Q: (Richard Prebble - ACT) Is the house correct in assuming that National and ACT support tax cuts and Labour and the Alliance tax rises?

A: Yes.

Q: (Helen Clark - Labour) How much did she offer Tau?

A: We have worked successfully to manage the economy. We decided not to progress this issue because three members of Parliament asked for things we were not prepared to do.


Question 4.

Hon. Annette King to the Prime Minister Jenny Shipley:

Q: Does she stand by her statement of last October that "The raft of housing initiatives announced by the National minority Government this week will help to ensure that low income New Zealand families have affordable and suitable housing." in the face of reports that Auckland residents are paying market rents to live in rat-infested, unhygienic and overcrowded State houses; if not, why not?

A: As usual the opposition is not telling the full story. The report in the Herald today provides a number of constructive recommendations many of which are being taken into account and are being dealt with at present.

Q: (Helen Clark - Labour) What is suitable about 2000 damp cockroach plagued dumps in Otara?

A: In the area she talks about $4 million has been spent on maintenance this year. Can I remind the house that on the 26th February 1988 she as housing minister was asked about housing and she admitted that the same problems existed. A half billion has been spent on housing maintenance in the last five years.

Q: (Grant Gillon - Alliance) - Something about an allegation about TPK bailing out subcontractors?

A: If there is a problem it will be dealt with.

Question 5.

Rev. Ann Batten to the Minister for the Environment Marie Hasler:

Q: Has he any plans to announce a decision allowing polluters of contaminants such as asbestos to be sued?

A: Under the provisions of the RMA polluters are required to clean up contamination provided it occurred after 1991. Historical contamination issues are under consideration by the government.

(Trevor Mallard - Labour - does the member have an interest in this matter as a person who wanted to subdivide some contaminated land?

Speaker - issues of declaration of interest are up to the member concerned.

Bill Birch - Trevor Mallard leases an offer from the fire service and he asks questions about the fire service?

Mallard - Personal explanation - that is not the case. My concern is that as a subdivider she has a different interest, a greater interest, than a ratepayer.

Speaker - this nevertheless fails the test of direct financial interest.)

Q: (Anne Batten - Mauri Pacific) When will an announcement be made on this issue?

A: The issue of historical site contamination is being considered and a decision will be made in the near future. The issue of liability is being considered and an announcement is due shortly.

Q: (Tau Henare - Mauri Pacific) Has anyone other than Anne Batten been standing up for residents on this issue?

A: I don't know of anyone.

Question 6.

Trevor Mallard to the Minister for Tertiary Education Max Bradford:

Q: Has he considered the reported comments by the Vice-Chancellor of Victoria University that "The new money coming into the university sector is a pittance and the main effect is to reshuffle existing funding."; if so, how will this promote a knowledge economy?
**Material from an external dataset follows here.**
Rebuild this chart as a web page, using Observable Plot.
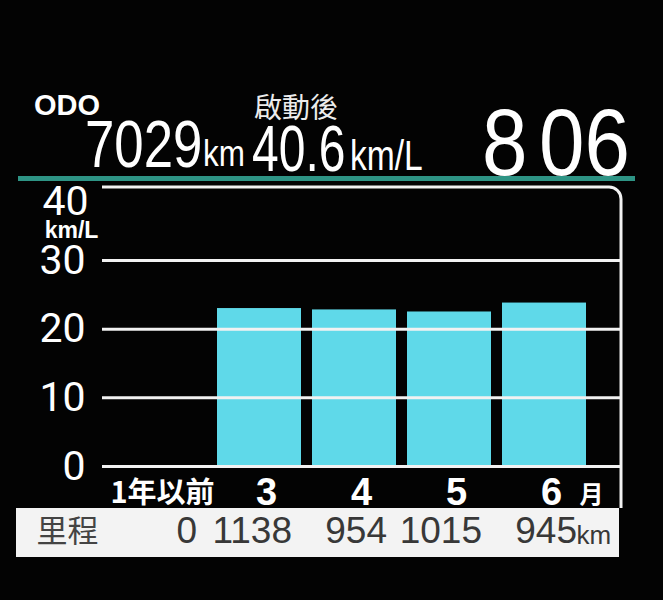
<!DOCTYPE html>
<html>
<head>
<meta charset="utf-8">
<script src="https://cdn.jsdelivr.net/npm/d3@7"></script>
<script src="https://cdn.jsdelivr.net/npm/@observablehq/plot@0.6"></script>
<style>
  html, body { margin: 0; padding: 0; background: #030303; }
  #wrap { position: relative; width: 663px; height: 600px; overflow: hidden; background: #030303; }
  .t { position: absolute; color: #fff; white-space: nowrap; line-height: 0.75;
       font-family: "Liberation Sans", Arimo, Arial, sans-serif; transform-origin: 0 0; }
  .cjk { font-family: "Noto Sans CJK TC", "Noto Sans CJK JP", sans-serif; line-height: 0.9; }
  #rule { position: absolute; left: 18px; top: 176px; width: 617px; height: 5px; background: #2e9485; }
  #band { position: absolute; left: 16px; top: 508px; width: 603px; height: 49px; background: #f3f3f3; }
  #chart { position: absolute; left: 0; top: 0; }
</style>
</head>
<body>
<div id="wrap">
  <div id="band"></div>
  <div id="chart"></div>
  <div class="t" style="left:34px;top:95px;font-size:29px;font-weight:bold;">ODO</div>
  <div class="t" style="left:84.5px;top:120px;font-size:66px;transform:scaleX(0.8);">7029</div>
  <div class="t" style="left:203px;top:140px;font-size:37px;transform:scaleX(0.85);">km</div>
  <div class="t cjk" style="left:254px;top:93.7px;font-size:28px;color:#ececec;">啟動後</div>
  <div class="t" style="left:252px;top:125px;font-size:64px;transform:scaleX(0.75);">40.6</div>
  <div class="t" style="left:350px;top:140px;font-size:42px;transform:scaleX(0.8);">km/L</div>
  <div class="t" style="left:481.7px;top:107px;font-size:95px;transform:scaleX(0.86);">8</div>
  <div class="t" style="left:538.7px;top:107px;font-size:95px;transform:scaleX(0.86);">06</div>
  <div id="rule"></div>
</div>
<script>
// ---- data read from the display ----
const categories = ["1年以前", "3", "4", "5", "6"];
const fuelEconomy = [0, 23.0, 22.8, 22.5, 23.8];   // km/L
const distances = [0, 1138, 954, 1015, 945];         // km
const yTicks = [0, 10, 20, 30, 40];
const yUnit = "km/L";
const monthUnit = "月";
const distanceLabel = "里程";
const distanceUnit = "km";

const rows = categories.map((c, i) => ({month: c, kmpl: fuelEconomy[i], km: distances[i]}));

const LAT = "'Liberation Sans', Arimo, Arial, sans-serif";
const CJK = "'Noto Sans CJK TC', 'Noto Sans CJK JP', sans-serif";
const TICK = "Roboto, 'Liberation Sans', sans-serif";
const LINE = "#f2f2f2";

// white outline of the graph area (top edge with rounded right corner)
function outline(index, scales, values, dims) {
  const {width, height, marginLeft, marginRight, marginTop, marginBottom} = dims;
  const xr = width - marginRight, r = 12, yb = height - marginBottom + 42;
  const p = d3.path();
  p.moveTo(marginLeft, marginTop);
  p.lineTo(xr - r, marginTop);
  p.arcTo(xr, marginTop, xr, marginTop + r, r);
  p.lineTo(xr, yb);
  return d3.create("svg:path").attr("d", p.toString()).attr("fill", "none")
    .attr("stroke", LINE).attr("stroke-width", 3).node();
}

const chart = Plot.plot({
  width: 663,
  height: 600,
  marginLeft: 102,
  marginRight: 42,
  marginTop: 187,
  marginBottom: 134,
  style: {background: "transparent", color: "white", fontFamily: LAT},
  x: {type: "band", domain: categories, range: [109.5, 598], padding: 0.115, axis: null},
  y: {domain: [0, 40], range: [466, 191.3], axis: null},
  marks: [
    Plot.barY(rows, {x: "month", y: "kmpl", fill: "#5fd9e9"}),
    Plot.ruleY(yTicks.filter(d => d < 40), {stroke: LINE, strokeWidth: 3}),
    outline,
    // y tick labels
    Plot.text(yTicks.filter(d => d < 40), {y: d => d, text: d => String(d), frameAnchor: "left",
      lineAnchor: "middle", textAnchor: "end", dx: -17, fill: "white", fontSize: 41, fontWeight: "normal", fontFamily: TICK}),
    Plot.text(yTicks.filter(d => d === 40), {y: d => d, text: d => String(d), frameAnchor: "left",
      lineAnchor: "middle", textAnchor: "end", dx: -14, dy: 10, fill: "white", fontSize: 41, fontWeight: "normal", fontFamily: TICK}),
    Plot.text([yUnit], {text: d => d, frameAnchor: "top-left", lineAnchor: "middle", textAnchor: "middle", dx: -31, dy: 43,
      fill: "white", fontSize: 23, fontWeight: "bold", fontFamily: LAT}),
    // x labels
    Plot.text(rows.slice(0, 1), {x: "month", text: "month", frameAnchor: "bottom", lineAnchor: "middle", dx: -2, dy: 27,
      fill: "white", fontSize: 29, fontWeight: "bold", fontFamily: CJK}),
    Plot.text(rows.slice(1), {x: "month", text: "month", frameAnchor: "bottom", lineAnchor: "middle", dx: 7, dy: 26,
      fill: "white", fontSize: 38, fontWeight: "bold", fontFamily: LAT}),
    Plot.text(rows.slice(-1), {x: "month", text: () => monthUnit, frameAnchor: "bottom", lineAnchor: "middle", dx: 47, dy: 29,
      fill: "white", fontSize: 24, fontWeight: "bold", fontFamily: CJK}),
    // distance row
    Plot.text([distanceLabel], {text: d => d, frameAnchor: "bottom-left", lineAnchor: "middle", textAnchor: "start", dx: -66, dy: 66,
      fill: "#444", fontSize: 31, fontFamily: CJK}),
    Plot.text(rows, {x: "month", text: d => String(d.km), frameAnchor: "bottom", lineAnchor: "middle", textAnchor: "end",
      dx: 32.5, dy: 65, fill: "#383838", fontSize: 37, fontFamily: LAT, ariaLabel: "km-values"}),
    Plot.text(rows.slice(-1), {x: "month", text: () => distanceUnit, frameAnchor: "bottom", lineAnchor: "middle", textAnchor: "start",
      dx: 32, dy: 69, fill: "#383838", fontSize: 26, fontFamily: LAT})
  ]
});

document.getElementById("chart").appendChild(chart);

// condense the distance numerals like the display font
d3.select(chart).selectAll('g[aria-label="km-values"] text').each(function () {
  const x = +this.getAttribute("x") || 0, y = +this.getAttribute("y") || 0;
  this.removeAttribute("x"); this.removeAttribute("y");
  const t = this.getAttribute("transform") || "";
  this.setAttribute("transform", `${t} translate(${x},${y}) scale(0.88,1)`);
});
</script>
</body>
</html>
A: (Maurice Williamson on behalf) Recent funding announcements incorporate part of the additional funding. Because there is an expected growth there is an increase in baseline budgets there is also new money for scholarships and various other things.

Q: How can he say that with knowledge that the ministry of education has slashed $1603 for study right students at Otago.

A: We have for years been turning out more lawyers and commerce graduates than scientists. We are attempting to address the imbalance. The vice-chancellors of Massey and Waikato have made positive comments on the announcement. The universities appreciate that the cost and importance of doctoral study is recognised.